Store pairs: (value, current_min). Each stack entry records not just its value but what the minimum was at the time it was pushed. When you pop, the minimum is restored automatically — it's stored in the new top's pair.

3. The Solution

class MinStack:
    def __init__(self):
        self.stack = []  # stores (value, min_at_this_point)

    def push(self, val):
        current_min = min(val, self.stack[-1][1]) if self.stack else val
        self.stack.append((val, current_min))

    def pop(self):
        self.stack.pop()

    def top(self):
        return self.stack[-1][0]

    def get_min(self):
        return self.stack[-1][1]


ms = MinStack()
ms.push(-2)
ms.push(0)
ms.push(-3)
print(ms.get_min())  # -3
ms.pop()
print(ms.top())      # 0
print(ms.get_min())  # -2
OperationTimeSpace
push / pop / top / get_minO(1)O(n) — two ints per entry

4. Trace

# push(-2): stack=[(-2, -2)]           min_so_far=-2
# push(0):  stack=[(-2,-2), (0,-2)]    min stays -2
# push(-3): stack=[(-2,-2),(0,-2),(-3,-3)]  new min=-3
# get_min() → stack[-1][1] = -3  ✓
#
# pop():    stack=[(-2,-2),(0,-2)]
# top()     → stack[-1][0] = 0   ✓
# get_min() → stack[-1][1] = -2  ✓
The minimum is automatically "restored" on pop because the previous entry already stored the correct minimum for that stack state. No extra logic needed.
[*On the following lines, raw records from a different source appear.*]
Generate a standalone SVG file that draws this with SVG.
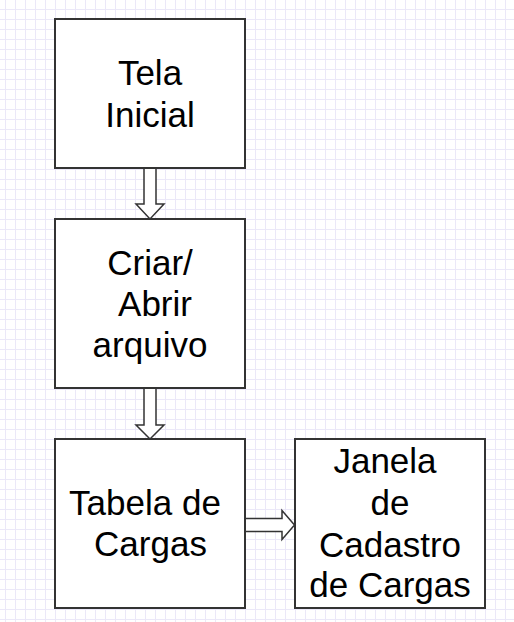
<svg xmlns="http://www.w3.org/2000/svg" width="514" height="622" viewBox="0 0 514 622">
  <defs>
    <pattern id="grid" patternUnits="userSpaceOnUse" x="0" y="0" width="10" height="10">
      <rect x="5" y="0" width="1" height="10" fill="#ebe8f8"/>
      <rect x="0" y="9" width="10" height="1" fill="#ebe8f8"/>
    </pattern>
  </defs>
  <style>
    .box { fill: #ffffff; stroke: #333333; stroke-width: 2; }
    .arrow { fill: #ffffff; stroke: #333333; stroke-width: 1.5; stroke-linejoin: miter; }
    .label { font-family: "Liberation Sans", Arial, sans-serif; font-size: 35px; fill: #000000; text-anchor: middle; }
  </style>
  <rect x="0" y="0" width="514" height="622" fill="#ffffff"/>
  <rect x="0" y="0" width="514" height="622" fill="url(#grid)"/>

  <g id="connectors">
    <polygon class="arrow" points="144,168 156,168 156,204 164,204 150,219 136,204 144,204"/>
    <polygon class="arrow" points="144,388 156,388 156,425 164,425 150,439 136,425 144,425"/>
    <polygon class="arrow" points="245,518.5 282,518.5 282,510.5 294.5,525 282,539.5 282,531.5 245,531.5"/>
  </g>

  <g id="tela-inicial">
    <rect class="box" x="55" y="19" width="190" height="149"/>
    <text class="label" x="150" y="85">Tela</text>
    <text class="label" x="150" y="126.5">Inicial</text>
  </g>

  <g id="criar-abrir">
    <rect class="box" x="55" y="219" width="190" height="169"/>
    <text class="label" x="150" y="275">Criar/</text>
    <text class="label" x="155" y="316">Abrir</text>
    <text class="label" x="150" y="357">arquivo</text>
  </g>

  <g id="tabela-cargas">
    <rect class="box" x="55" y="439" width="190" height="169"/>
    <text class="label" x="145" y="515">Tabela de</text>
    <text class="label" x="150.5" y="556">Cargas</text>
  </g>

  <g id="janela-cadastro">
    <rect class="box" x="295" y="439" width="190" height="169"/>
    <text class="label" x="385" y="473">Janela</text>
    <text class="label" x="390" y="515">de</text>
    <text class="label" x="390" y="556.5">Cadastro</text>
    <text class="label" x="390" y="597">de Cargas</text>
  </g>
</svg>
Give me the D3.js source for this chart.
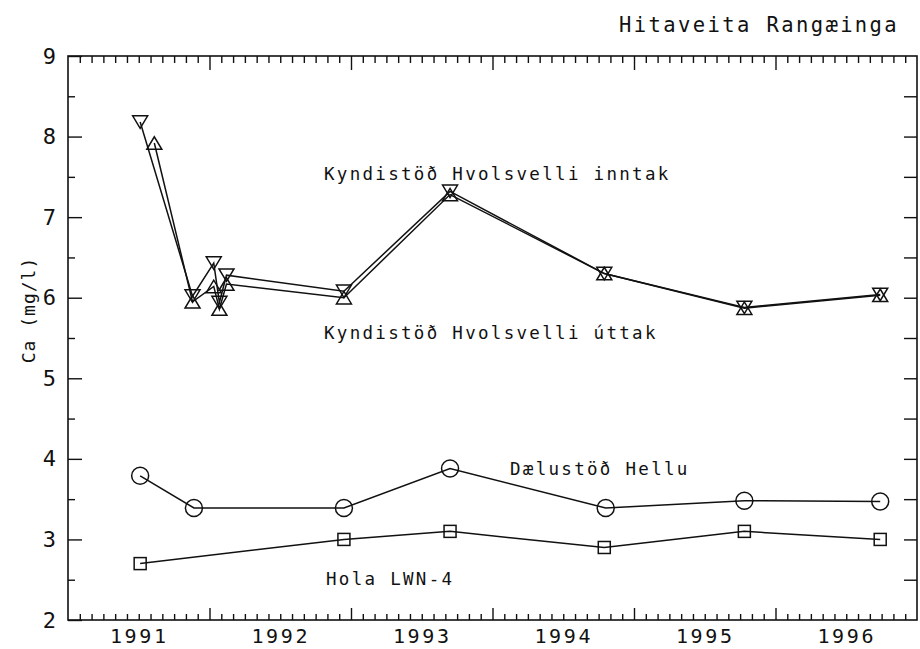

5. Variant — Two-Stack Approach

Some solutions use two separate stacks: one for values, one tracking only minimums. The min-stack only pushes when a new minimum is seen.

class MinStack2:
    def __init__(self):
        self.stack = []
        self.min_stack = []  # Only grows when a new min is seen

    def push(self, val):
        self.stack.append(val)
        if not self.min_stack or val <= self.min_stack[-1]:
            self.min_stack.append(val)

    def pop(self):
        if self.stack.pop() == self.min_stack[-1]:
            self.min_stack.pop()

    def top(self):
        return self.stack[-1]

    def get_min(self):
        return self.min_stack[-1]
The two-stack approach uses less space when there are many consecutive pushes above the current minimum. The pair-tuple approach uses exactly 2× the space of a plain stack. Both are O(1) for all operations and both are accepted answers.